Kaynaklara göre, Hacı Eşref’in yanında üç adet para kesesinin bulunduğunu da belirten Hamdi Özden, konuşmasını şu sözlerle sürdürdü:

“Sahipleri marûf ve güvenilir kimseler olan bazı kişiler (Muzaffer Ertaş) ve bazı dükkanlarda emanet para kutuları da varmış. Mesela Halıcı merhum İbrahim Selvi’nin, şehrin diğer güvenilir esnafının; daha sonraki yıllarda Kemal Pattabanoğlu’nun dükkanları böyle yerlerdenmiş. Oralara zaman zaman kesesini boşaltır, biriktirdiği paraları bütünletir, bir hayır için böylece stokta bulunurmuş. Aniden gidip, mesela bana 10 lira ver, diyerek para istediği dükkan sahiplerinin, çekmecelerinde bulunan kutusunu açtıklarında tamamı tamamına 10 lira bozuk para bularak şaşkınlığa düştükleri çok olurmuş. Eşref tarafından sayılması, hesabının yapılması mümkün olmayan bu halin izahı gerçekten zordur. Eşref, küfür bilmediği gibi küfürbazlardan uzak durur, onların verdiklerini almazdı. Çok gezer, gezdikleri yerlerde daima alim ve şeyh kişileri ziyaret eder, şayet fotoğraflarını eline geçirirse onları cebinde taşırdı. Şehirlerarası selam getirenleri, önceden karşılayarak alır; selamı getiren, unutup söylememişse hemen karşısına çıkarak ‘Hani benim emaneti niçin vermedin?’ der, böylece muhatabını şaşkınlığa uğratırdı. Bunun örnekleri oldukça fazladır. Hacı Eşref topladığı paralarla hırsızlara cüzdanını kaptırıp parasız kalanlara, hastanede çaresiz bekleyenlere yardım elini uzatır. Yürütülen bazı hizmetlerin altında bulunan gerçek eli bilmediğimizi itiraf etmeliyiz.”

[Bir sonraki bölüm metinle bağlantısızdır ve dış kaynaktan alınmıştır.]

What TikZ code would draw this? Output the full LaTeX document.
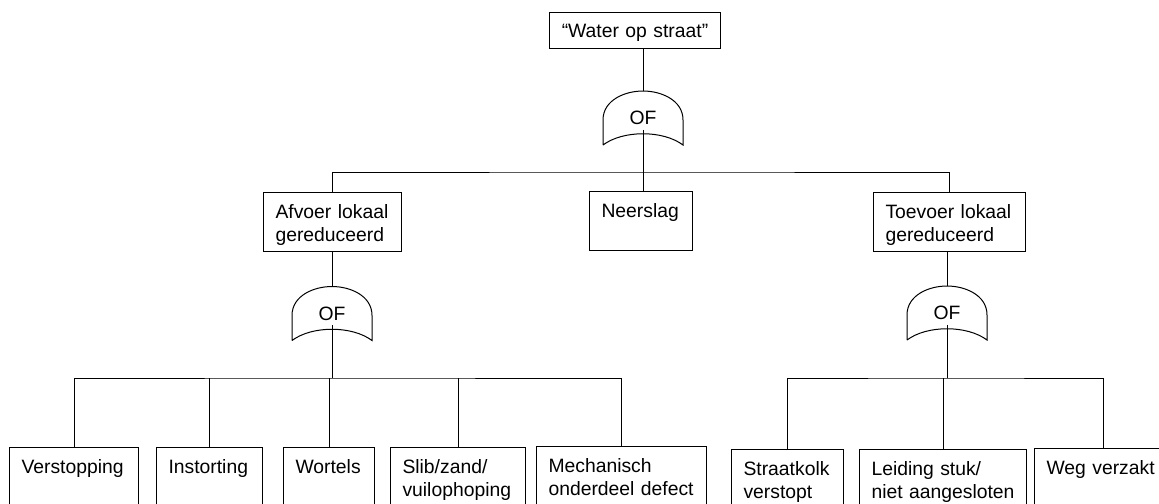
\documentclass[tikz,border=0pt]{standalone}
\usepackage{fontspec}
\setmainfont{Liberation Sans}
\usepackage{tikz}
\usetikzlibrary{positioning,calc}

\tikzset{
  event/.style={draw, anchor=north west, inner xsep=9pt, inner ysep=9pt, align=left,
    text height=10.4pt, text depth=16.2pt},
  leaf/.style={event, text depth=24.1pt},
  orgate/.style={minimum width=60pt, minimum height=40.5pt, inner sep=0pt}
}

\begin{document}
\begin{tikzpicture}[x=0.75pt, y=-0.75pt, line width=0.75pt,
  every node/.style={font=\fontsize{14.5pt}{17.5pt}\selectfont}]
\useasboundingbox (0,0) rectangle (1159,503);
\clip (0,0) rectangle (1159,503);

\node[event, align=center, text width=112.25pt, inner xsep=8pt, inner ysep=8pt, text depth=0.6pt] (water) at (549,12) {“Water op straat”};

\node[event, text width=85.5pt] (afvoer) at (263,192) {Afvoer lokaal\\gereduceerd};
\node[event, text width=59.25pt] (neerslag) at (589,191) {Neerslag};
\node[event, text width=96pt] (toevoer) at (873,192) {Toevoer lokaal\\gereduceerd};

\node[leaf, text width=78.75pt] (verstopping) at (9,447) {Verstopping};
\node[leaf, text width=61.5pt] (instorting) at (156,447) {Instorting};
\node[leaf, text width=50.25pt] (wortels) at (283,447) {Wortels};
\node[leaf, text width=83.25pt] (slib) at (390,447) {Slib/zand/\\vuilophoping};
\node[leaf, text width=109.5pt] (mechanisch) at (536,446) {Mechanisch\\onderdeel defect};
\node[leaf, text width=66pt] (straatkolk) at (731,449) {Straatkolk\\verstopt};
\node[leaf, text width=107.25pt] (leiding) at (859,449) {Leiding stuk/\\niet aangesloten};
\node[leaf, text width=85.5pt] (weg) at (1034,448) {Weg verzakt};

\node[orgate] (og0) at (643,118) {OF};
\node[orgate] (og1) at (332,313.5) {OF};
\node[orgate] (og2) at (947,313) {OF};

\foreach \g in {og0,og1,og2}
  \draw[shift={(\g.center)}] (-40,27) -- (-40,2)
    .. controls (-40,-18) and (-18,-27) .. (0,-27)
    .. controls (18,-27) and (40,-18) .. (40,2) -- (40,27)
    .. controls (20,12) and (-20,12) .. (-40,27);

\coordinate (bus0) at (643,172);
\coordinate (bus1) at (332,378);
\coordinate (bus2) at (947,378);

\draw (og0.north |- water.south) -- (og0.north);
\draw ([yshift=11.8pt]og0.south) -- (bus0);
\draw (afvoer.north) |- (bus0) -| (toevoer.north);
\draw (bus0) -- (bus0 |- neerslag.north);

\draw (og1.north |- afvoer.south) -- (og1.north);
\draw ([yshift=11.8pt]og1.south) -- (bus1);
\draw (verstopping.north) |- (bus1) -| (mechanisch.north);
\foreach \n in {instorting,wortels,slib}
  \draw (\n.north) -- (\n.north |- bus1);

\draw (og2.north |- toevoer.south) -- (og2.north);
\draw ([yshift=11.8pt]og2.south) -- (bus2);
\draw (straatkolk.north) |- (bus2) -| (weg.north);
\draw (leiding.north) -- (leiding.north |- bus2);
\end{tikzpicture}
\end{document}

Hamdi Özden, Kastamonu halkı tarafından sevilen bu değerli şahısların unutulmaması gerektiğini, TÜRKAV olarak manevi büyükleri hatırlamanın bir görev olduğu bilinciyle hareket ettiklerini ve bu zatın vefat tarihi olan Şubat ayında hava şartları uygun olursa Kastamonu halkına yönelik geniş katılımlı bir anma programı yapmayı planladıklarını söyledi.

Ayrıca Hacı Eşref’in mezarına giden yolun yapımında emeği geçenlere teşekkür ederek konuşmasını sonlandırdı.

Anma programı Hacı Eşref’in kabri başında okunan Yasin’i Şerif’in ardından yapılan hatim duasıyla sona erdi.